| WHAT IS BEING ASKED |
Hunt for the word "code" across the entries below, copying each line that holds it.

| EXTRACTED INFORMATION |
────
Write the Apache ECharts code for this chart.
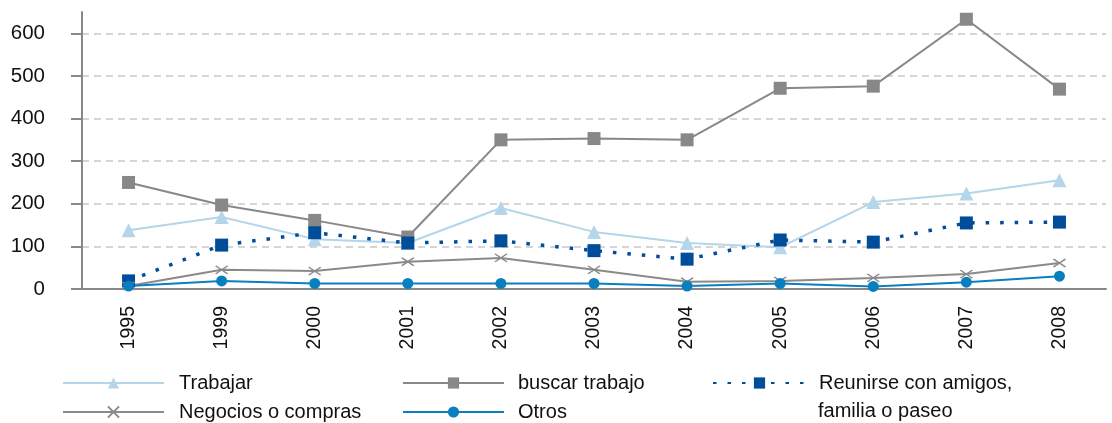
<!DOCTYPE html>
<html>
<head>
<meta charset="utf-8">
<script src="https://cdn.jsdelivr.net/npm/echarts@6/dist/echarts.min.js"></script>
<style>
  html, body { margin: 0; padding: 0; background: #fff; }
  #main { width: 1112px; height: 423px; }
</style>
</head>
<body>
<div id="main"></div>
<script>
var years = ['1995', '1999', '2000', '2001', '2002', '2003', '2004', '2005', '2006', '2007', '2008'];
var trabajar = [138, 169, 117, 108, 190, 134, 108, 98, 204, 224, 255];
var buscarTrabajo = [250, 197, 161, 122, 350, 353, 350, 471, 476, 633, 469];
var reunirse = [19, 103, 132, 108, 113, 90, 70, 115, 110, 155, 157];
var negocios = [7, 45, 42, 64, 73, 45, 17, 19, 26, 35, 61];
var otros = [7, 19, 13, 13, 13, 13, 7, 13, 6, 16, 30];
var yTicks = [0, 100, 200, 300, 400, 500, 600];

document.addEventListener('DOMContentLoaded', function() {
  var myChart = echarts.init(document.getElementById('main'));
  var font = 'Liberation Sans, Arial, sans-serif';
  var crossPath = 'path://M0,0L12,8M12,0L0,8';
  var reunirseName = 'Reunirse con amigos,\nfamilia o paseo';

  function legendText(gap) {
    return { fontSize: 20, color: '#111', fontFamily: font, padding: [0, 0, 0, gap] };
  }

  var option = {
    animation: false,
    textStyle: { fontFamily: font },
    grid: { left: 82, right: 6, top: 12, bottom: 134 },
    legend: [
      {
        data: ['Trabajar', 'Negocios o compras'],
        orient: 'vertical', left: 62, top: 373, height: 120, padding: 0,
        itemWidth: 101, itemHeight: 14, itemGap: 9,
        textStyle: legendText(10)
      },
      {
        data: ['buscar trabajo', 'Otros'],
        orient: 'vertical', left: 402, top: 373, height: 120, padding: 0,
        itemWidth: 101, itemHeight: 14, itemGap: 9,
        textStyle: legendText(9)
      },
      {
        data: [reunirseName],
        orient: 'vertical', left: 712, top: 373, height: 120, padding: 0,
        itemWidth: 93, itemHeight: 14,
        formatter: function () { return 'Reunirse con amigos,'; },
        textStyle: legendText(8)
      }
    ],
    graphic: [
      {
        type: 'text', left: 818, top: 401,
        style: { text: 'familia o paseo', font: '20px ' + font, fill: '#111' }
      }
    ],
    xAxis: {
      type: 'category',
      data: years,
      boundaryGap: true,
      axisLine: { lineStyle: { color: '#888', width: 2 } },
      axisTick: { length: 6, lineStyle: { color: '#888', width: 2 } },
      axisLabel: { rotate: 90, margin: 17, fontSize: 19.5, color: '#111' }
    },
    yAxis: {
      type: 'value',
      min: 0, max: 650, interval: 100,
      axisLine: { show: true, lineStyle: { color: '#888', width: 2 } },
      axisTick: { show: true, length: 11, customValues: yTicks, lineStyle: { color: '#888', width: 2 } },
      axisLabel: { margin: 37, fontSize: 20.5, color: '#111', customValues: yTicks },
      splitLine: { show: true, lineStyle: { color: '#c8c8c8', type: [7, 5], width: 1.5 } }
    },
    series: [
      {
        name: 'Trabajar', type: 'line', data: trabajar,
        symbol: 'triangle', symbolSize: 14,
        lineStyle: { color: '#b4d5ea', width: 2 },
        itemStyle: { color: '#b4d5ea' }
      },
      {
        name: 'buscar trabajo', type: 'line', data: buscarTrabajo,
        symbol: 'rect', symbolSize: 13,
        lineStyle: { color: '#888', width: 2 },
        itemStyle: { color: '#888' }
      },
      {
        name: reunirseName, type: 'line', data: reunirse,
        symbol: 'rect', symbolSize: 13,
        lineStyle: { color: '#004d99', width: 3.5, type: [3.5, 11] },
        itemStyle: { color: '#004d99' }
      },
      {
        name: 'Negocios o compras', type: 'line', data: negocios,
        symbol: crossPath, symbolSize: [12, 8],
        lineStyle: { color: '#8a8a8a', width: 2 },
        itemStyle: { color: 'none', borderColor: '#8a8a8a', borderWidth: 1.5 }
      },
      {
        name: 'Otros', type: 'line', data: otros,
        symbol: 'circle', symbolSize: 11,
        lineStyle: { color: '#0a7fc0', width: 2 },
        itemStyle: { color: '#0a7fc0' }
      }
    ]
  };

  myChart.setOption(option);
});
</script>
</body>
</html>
────
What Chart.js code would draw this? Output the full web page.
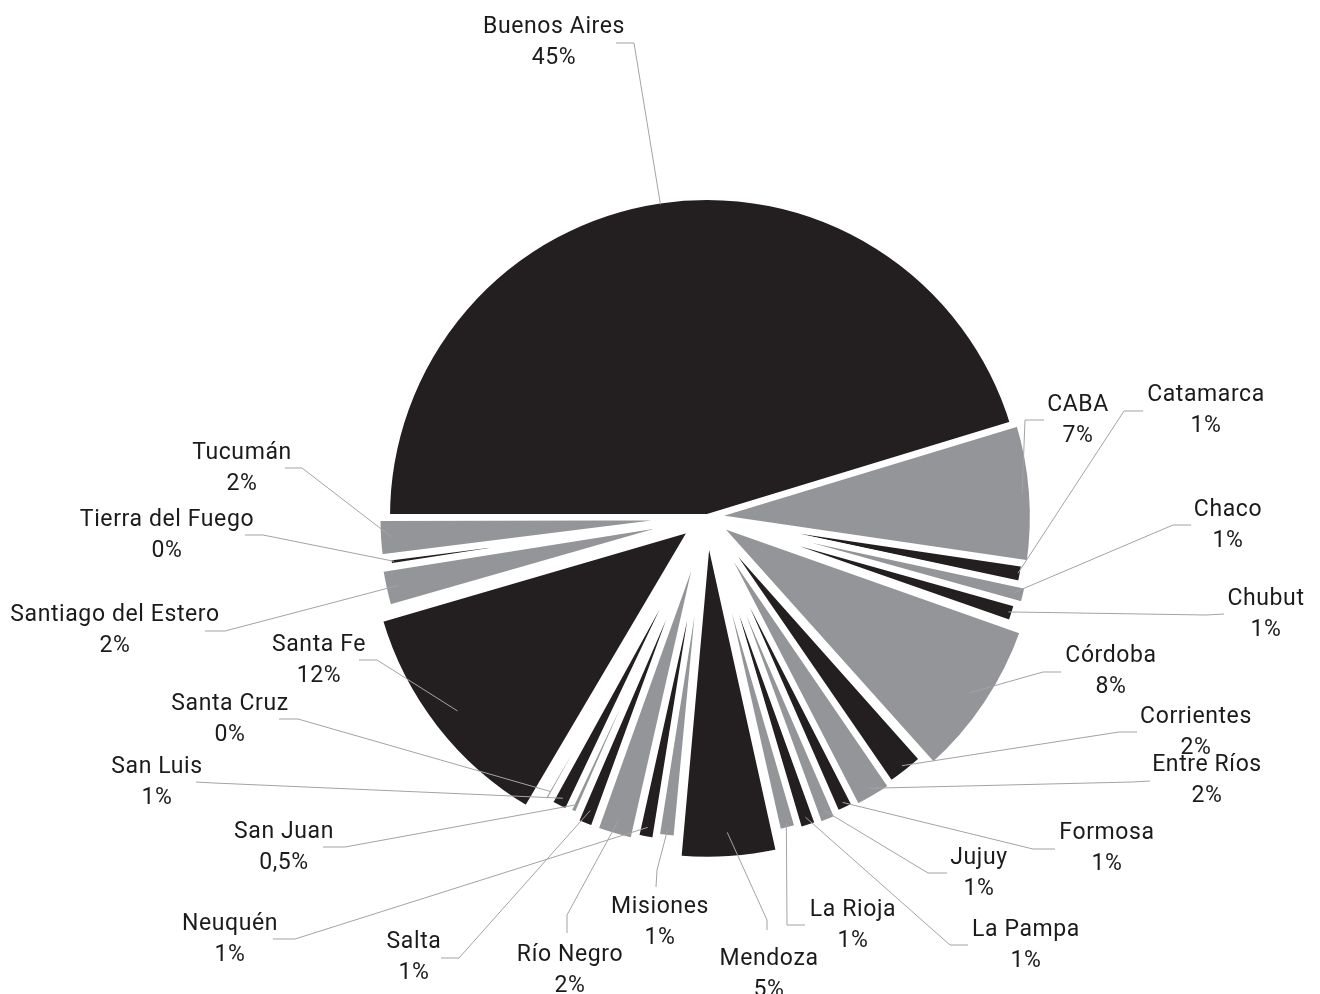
────
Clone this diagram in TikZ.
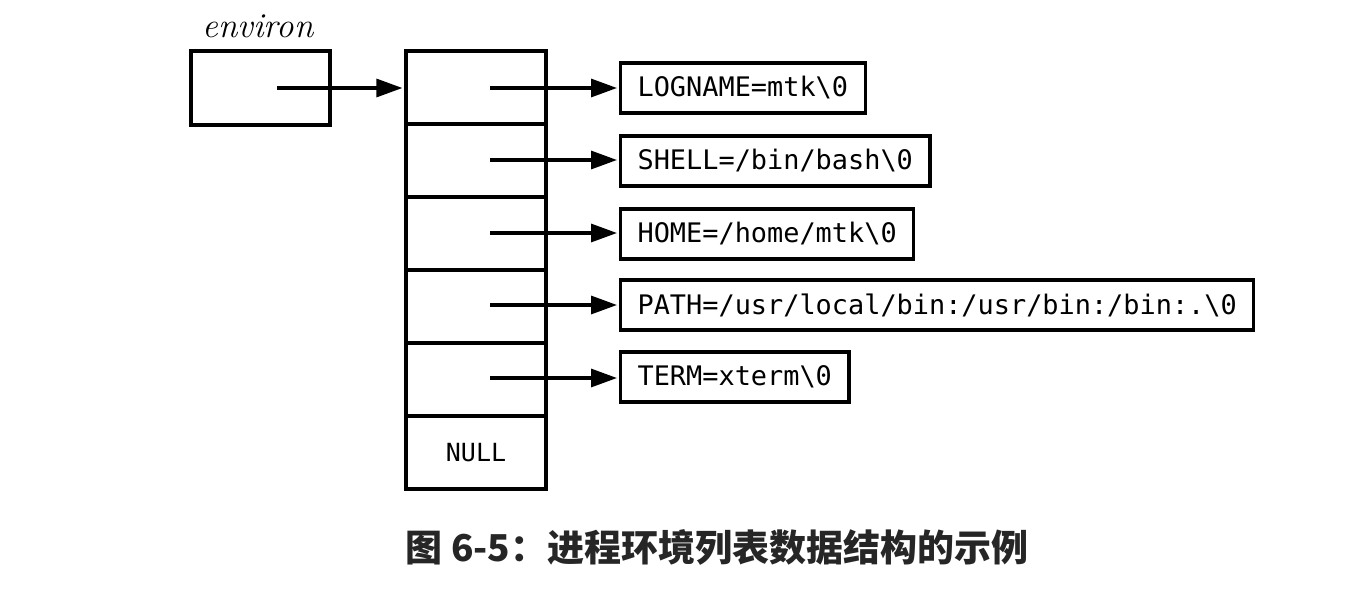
────
| EXERCISE ANSWER |
Write the Apache ECharts code for this chart.
What Chart.js code would draw this? Output the full web page.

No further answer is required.